*PROMPT*
Please write the listing below out again exactly, leaving every picture behind.

*SUPPLIED INFORMATION*
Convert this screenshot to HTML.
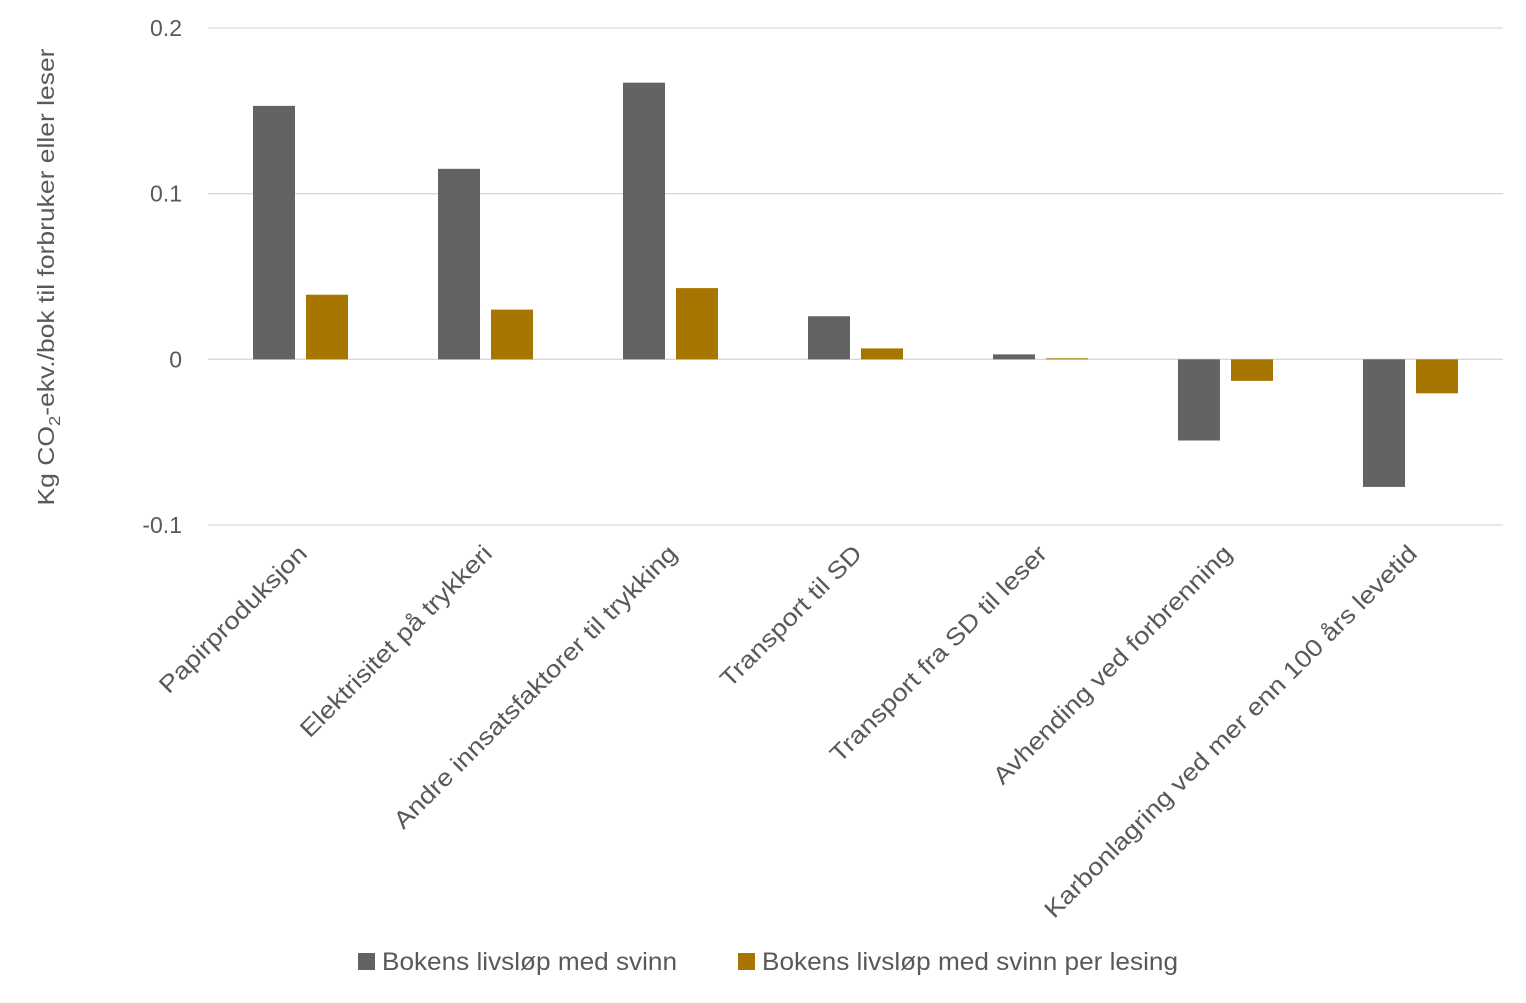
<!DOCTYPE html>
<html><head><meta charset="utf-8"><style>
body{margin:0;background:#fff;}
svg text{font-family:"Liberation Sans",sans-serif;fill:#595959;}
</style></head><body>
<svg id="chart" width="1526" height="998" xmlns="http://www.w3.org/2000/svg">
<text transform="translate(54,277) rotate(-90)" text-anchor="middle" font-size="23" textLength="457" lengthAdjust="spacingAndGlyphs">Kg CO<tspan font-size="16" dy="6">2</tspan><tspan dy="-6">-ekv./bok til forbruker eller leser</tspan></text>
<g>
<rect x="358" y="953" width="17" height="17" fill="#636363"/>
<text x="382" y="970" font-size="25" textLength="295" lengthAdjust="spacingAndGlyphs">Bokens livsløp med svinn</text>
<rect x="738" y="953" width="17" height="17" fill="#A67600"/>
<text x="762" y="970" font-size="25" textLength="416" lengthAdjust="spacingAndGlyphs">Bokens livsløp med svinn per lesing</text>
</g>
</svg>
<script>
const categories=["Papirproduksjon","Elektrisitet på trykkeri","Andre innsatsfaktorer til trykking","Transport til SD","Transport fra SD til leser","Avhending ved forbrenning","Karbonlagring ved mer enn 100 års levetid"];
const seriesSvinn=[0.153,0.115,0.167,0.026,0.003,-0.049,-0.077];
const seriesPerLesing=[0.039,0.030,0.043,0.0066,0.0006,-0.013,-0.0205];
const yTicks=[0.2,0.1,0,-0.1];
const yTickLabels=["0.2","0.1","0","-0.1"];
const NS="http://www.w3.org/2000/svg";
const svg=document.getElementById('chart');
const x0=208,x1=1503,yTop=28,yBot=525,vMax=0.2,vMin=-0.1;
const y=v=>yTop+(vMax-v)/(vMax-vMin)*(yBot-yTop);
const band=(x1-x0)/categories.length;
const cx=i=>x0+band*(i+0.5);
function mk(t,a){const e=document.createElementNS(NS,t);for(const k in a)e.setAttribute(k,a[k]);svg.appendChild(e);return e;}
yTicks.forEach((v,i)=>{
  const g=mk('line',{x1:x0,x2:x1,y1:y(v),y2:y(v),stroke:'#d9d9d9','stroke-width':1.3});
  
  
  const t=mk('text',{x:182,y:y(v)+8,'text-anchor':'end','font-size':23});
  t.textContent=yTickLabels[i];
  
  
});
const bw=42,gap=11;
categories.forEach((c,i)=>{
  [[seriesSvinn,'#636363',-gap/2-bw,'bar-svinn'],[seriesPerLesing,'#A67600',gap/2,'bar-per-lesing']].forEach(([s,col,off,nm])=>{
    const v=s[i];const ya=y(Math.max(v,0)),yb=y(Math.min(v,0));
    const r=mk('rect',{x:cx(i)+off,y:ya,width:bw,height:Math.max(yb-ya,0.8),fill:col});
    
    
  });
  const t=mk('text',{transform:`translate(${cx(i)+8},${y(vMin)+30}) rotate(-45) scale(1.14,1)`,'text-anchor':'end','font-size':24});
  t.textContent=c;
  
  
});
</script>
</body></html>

*ANSWER TO THE EXERCISE*
Convert this screenshot to HTML.
<!DOCTYPE html>
<html><head><meta charset="utf-8"><style>
body{margin:0;background:#fff;}
svg text{font-family:"Liberation Sans",sans-serif;fill:#595959;}
</style></head><body>
<svg id="chart" width="1526" height="998" xmlns="http://www.w3.org/2000/svg">
<text transform="translate(54,277) rotate(-90)" text-anchor="middle" font-size="23" textLength="457" lengthAdjust="spacingAndGlyphs">Kg CO<tspan font-size="16" dy="6">2</tspan><tspan dy="-6">-ekv./bok til forbruker eller leser</tspan></text>
<g>
<rect x="358" y="953" width="17" height="17" fill="#636363"/>
<text x="382" y="970" font-size="25" textLength="295" lengthAdjust="spacingAndGlyphs">Bokens livsløp med svinn</text>
<rect x="738" y="953" width="17" height="17" fill="#A67600"/>
<text x="762" y="970" font-size="25" textLength="416" lengthAdjust="spacingAndGlyphs">Bokens livsløp med svinn per lesing</text>
</g>
</svg>
<script>
const categories=["Papirproduksjon","Elektrisitet på trykkeri","Andre innsatsfaktorer til trykking","Transport til SD","Transport fra SD til leser","Avhending ved forbrenning","Karbonlagring ved mer enn 100 års levetid"];
const seriesSvinn=[0.153,0.115,0.167,0.026,0.003,-0.049,-0.077];
const seriesPerLesing=[0.039,0.030,0.043,0.0066,0.0006,-0.013,-0.0205];
const yTicks=[0.2,0.1,0,-0.1];
const yTickLabels=["0.2","0.1","0","-0.1"];
const NS="http://www.w3.org/2000/svg";
const svg=document.getElementById('chart');
const x0=208,x1=1503,yTop=28,yBot=525,vMax=0.2,vMin=-0.1;
const y=v=>yTop+(vMax-v)/(vMax-vMin)*(yBot-yTop);
const band=(x1-x0)/categories.length;
const cx=i=>x0+band*(i+0.5);
function mk(t,a){const e=document.createElementNS(NS,t);for(const k in a)e.setAttribute(k,a[k]);svg.appendChild(e);return e;}
yTicks.forEach((v,i)=>{
  const g=mk('line',{x1:x0,x2:x1,y1:y(v),y2:y(v),stroke:'#d9d9d9','stroke-width':1.3});
  
  
  const t=mk('text',{x:182,y:y(v)+8,'text-anchor':'end','font-size':23});
  t.textContent=yTickLabels[i];
  
  
});
const bw=42,gap=11;
categories.forEach((c,i)=>{
  [[seriesSvinn,'#636363',-gap/2-bw,'bar-svinn'],[seriesPerLesing,'#A67600',gap/2,'bar-per-lesing']].forEach(([s,col,off,nm])=>{
    const v=s[i];const ya=y(Math.max(v,0)),yb=y(Math.min(v,0));
    const r=mk('rect',{x:cx(i)+off,y:ya,width:bw,height:Math.max(yb-ya,0.8),fill:col});
    
    
  });
  const t=mk('text',{transform:`translate(${cx(i)+8},${y(vMin)+30}) rotate(-45) scale(1.14,1)`,'text-anchor':'end','font-size':24});
  t.textContent=c;
  
  
});
</script>
</body></html>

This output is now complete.